Taking a templated approach transforms the speed of implementation and also delivers far quicker Return on Investment (ROI), which can be measured in both time saving and hard cash. Implementation of a procurement system will save time in every step of the process – from supplier on-boarding to streamlined and efficient payment processes.
Organisations can immediately benefit from improved visibility at an early stage when using eProcurement. Instant insight into the impact on budget of a requisition request will enable organisations to impose control over corporate expenditure, while good approval processes and the automatic matching of invoices to purchase orders and delivery notes will flag invoicing errors early and eliminate the risk of duplicate invoicing which cuts down costs.
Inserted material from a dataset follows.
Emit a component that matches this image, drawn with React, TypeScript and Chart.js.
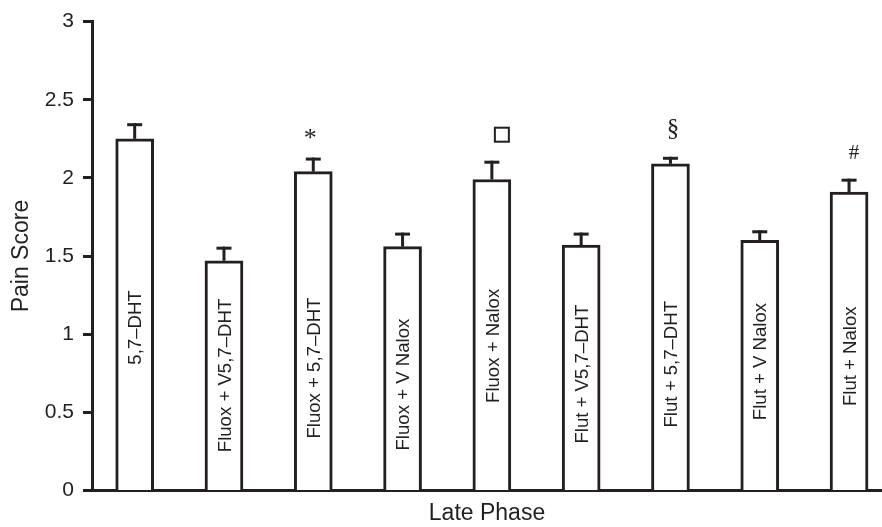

Depending on the size and type of organisation, cash savings will vary. Those with higher volumes of expenditure to approve will gain greater benefit from streamlined processes and a reduction in the time consuming paper chase; organisations with high levels of expenditure will gain significant value from consolidating suppliers and negotiating better pricing. Crucially, improved insight into purchasing enables a business to understand not only current commitments but to highlight rolling commitments – a growing issue in a world of Software as a Service(SaaS) based monthly subscriptions with rolling contracts, as well as insurance, equipment leases and rent. By transforming visibility into the purchase process organisations will be far better placed to effectively manage cash flow in a volatile marketplace and drive ongoing improvements in procurement policies that will deliver year on year savings.